======== DATASET RECORDS ========

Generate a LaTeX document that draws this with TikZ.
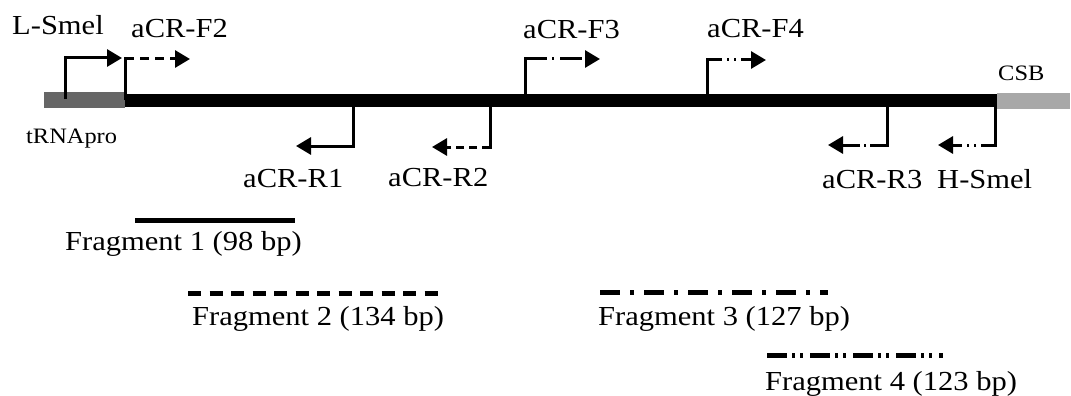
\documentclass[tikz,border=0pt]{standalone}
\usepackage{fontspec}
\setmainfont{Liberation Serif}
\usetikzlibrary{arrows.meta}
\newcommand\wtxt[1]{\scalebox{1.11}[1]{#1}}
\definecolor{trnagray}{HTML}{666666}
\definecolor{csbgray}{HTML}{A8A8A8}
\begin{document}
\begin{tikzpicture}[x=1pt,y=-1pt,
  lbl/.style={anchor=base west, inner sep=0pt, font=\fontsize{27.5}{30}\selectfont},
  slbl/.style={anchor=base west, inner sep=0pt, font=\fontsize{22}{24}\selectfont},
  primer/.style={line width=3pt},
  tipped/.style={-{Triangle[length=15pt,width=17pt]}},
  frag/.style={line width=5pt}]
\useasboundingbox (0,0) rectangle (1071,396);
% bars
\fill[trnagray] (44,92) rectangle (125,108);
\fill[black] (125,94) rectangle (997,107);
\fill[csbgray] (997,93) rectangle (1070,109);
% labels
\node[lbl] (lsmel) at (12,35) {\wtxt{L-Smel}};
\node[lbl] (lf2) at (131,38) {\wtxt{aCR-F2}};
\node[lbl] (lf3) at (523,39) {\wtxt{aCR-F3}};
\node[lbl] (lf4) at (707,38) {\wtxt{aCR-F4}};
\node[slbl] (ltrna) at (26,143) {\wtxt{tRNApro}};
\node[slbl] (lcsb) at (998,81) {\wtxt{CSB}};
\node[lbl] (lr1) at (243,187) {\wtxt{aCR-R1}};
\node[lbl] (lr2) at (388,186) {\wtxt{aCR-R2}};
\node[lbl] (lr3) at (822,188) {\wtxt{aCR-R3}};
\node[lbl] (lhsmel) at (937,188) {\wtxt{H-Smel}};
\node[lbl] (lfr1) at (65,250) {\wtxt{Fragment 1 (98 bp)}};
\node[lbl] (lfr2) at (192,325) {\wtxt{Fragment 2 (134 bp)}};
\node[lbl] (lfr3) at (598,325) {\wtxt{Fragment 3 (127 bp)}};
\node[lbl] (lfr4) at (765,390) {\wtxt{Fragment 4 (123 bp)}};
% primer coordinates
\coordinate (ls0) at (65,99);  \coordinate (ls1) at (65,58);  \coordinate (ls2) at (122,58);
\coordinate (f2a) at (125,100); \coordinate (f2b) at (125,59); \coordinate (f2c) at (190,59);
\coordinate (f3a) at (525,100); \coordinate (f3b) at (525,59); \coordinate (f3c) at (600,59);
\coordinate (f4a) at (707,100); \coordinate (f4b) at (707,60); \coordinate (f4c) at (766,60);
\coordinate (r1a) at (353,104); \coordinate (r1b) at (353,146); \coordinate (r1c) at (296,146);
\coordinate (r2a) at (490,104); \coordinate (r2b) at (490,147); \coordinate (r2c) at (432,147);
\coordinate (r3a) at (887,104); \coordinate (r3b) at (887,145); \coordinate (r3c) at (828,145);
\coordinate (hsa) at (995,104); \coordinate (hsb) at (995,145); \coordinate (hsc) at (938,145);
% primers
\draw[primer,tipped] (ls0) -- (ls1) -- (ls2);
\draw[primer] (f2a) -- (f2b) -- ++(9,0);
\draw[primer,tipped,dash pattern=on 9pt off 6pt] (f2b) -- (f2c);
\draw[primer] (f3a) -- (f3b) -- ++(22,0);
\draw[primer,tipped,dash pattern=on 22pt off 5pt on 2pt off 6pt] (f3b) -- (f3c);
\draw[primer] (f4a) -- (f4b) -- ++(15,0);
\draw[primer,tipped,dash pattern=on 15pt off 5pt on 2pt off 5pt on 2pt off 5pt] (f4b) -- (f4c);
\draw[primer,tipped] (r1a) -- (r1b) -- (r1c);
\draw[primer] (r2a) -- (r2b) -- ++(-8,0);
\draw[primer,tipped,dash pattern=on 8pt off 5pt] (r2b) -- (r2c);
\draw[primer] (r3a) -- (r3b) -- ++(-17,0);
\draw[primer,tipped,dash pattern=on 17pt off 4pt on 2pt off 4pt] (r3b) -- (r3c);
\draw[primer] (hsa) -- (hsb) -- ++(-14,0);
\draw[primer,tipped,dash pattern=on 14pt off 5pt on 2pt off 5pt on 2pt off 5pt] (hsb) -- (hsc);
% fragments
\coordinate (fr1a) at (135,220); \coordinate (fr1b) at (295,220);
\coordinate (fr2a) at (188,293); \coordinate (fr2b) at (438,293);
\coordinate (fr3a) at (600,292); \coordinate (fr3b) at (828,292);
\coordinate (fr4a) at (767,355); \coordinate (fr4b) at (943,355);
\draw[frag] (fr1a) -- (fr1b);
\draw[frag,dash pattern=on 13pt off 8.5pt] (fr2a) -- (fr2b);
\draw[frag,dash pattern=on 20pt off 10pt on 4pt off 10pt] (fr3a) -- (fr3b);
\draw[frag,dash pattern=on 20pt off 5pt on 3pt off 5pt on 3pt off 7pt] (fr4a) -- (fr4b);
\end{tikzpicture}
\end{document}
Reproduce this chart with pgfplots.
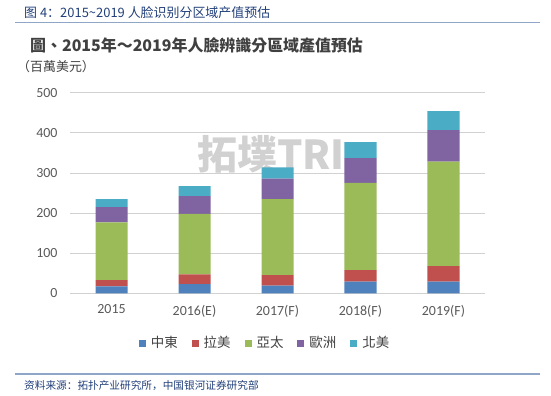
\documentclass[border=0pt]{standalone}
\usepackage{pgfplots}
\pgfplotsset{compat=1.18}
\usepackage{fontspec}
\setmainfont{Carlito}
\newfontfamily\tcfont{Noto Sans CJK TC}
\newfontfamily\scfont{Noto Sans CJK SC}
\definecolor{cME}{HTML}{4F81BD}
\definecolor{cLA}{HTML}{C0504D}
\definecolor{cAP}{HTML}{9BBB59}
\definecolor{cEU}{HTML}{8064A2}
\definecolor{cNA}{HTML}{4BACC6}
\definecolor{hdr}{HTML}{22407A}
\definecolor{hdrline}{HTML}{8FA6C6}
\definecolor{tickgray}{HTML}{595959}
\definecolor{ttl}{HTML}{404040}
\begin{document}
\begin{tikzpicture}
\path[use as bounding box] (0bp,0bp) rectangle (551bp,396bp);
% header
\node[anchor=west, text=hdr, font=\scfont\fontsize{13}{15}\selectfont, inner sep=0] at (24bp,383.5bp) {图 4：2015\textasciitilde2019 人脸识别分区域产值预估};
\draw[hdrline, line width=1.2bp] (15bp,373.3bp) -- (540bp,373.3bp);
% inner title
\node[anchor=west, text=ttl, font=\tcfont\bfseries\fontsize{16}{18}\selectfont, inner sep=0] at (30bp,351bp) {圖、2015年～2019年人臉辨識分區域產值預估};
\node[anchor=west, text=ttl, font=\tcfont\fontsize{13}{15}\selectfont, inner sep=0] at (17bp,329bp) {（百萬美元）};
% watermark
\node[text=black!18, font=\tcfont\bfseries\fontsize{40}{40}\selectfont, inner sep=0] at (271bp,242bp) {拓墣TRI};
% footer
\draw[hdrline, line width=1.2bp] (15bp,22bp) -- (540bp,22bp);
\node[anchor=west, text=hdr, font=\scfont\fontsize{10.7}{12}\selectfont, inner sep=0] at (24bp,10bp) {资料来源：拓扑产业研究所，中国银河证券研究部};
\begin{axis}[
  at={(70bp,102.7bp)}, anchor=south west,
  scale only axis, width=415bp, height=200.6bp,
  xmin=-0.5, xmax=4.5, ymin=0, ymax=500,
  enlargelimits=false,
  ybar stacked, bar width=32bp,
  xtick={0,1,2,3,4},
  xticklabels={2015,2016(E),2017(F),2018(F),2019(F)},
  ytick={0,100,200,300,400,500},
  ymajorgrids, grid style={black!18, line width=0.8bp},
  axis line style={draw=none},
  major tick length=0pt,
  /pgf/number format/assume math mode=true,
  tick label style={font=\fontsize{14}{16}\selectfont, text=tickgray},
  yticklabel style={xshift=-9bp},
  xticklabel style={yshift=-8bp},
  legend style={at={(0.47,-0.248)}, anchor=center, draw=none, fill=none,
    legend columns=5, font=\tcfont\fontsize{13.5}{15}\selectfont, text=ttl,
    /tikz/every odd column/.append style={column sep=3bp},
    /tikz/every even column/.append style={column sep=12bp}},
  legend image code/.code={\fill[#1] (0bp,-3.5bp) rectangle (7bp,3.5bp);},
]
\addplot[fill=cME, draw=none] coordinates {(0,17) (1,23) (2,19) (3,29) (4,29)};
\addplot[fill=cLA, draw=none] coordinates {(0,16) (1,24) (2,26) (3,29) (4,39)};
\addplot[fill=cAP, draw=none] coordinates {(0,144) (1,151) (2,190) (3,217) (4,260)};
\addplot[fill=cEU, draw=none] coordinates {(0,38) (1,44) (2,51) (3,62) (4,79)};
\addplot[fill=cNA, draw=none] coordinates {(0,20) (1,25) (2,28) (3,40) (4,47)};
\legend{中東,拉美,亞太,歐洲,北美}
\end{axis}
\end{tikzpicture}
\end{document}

========

STATED TASK: In the data above, count the lines where the word "this" appears; reply with the number only.

COMPLETED TASK: 2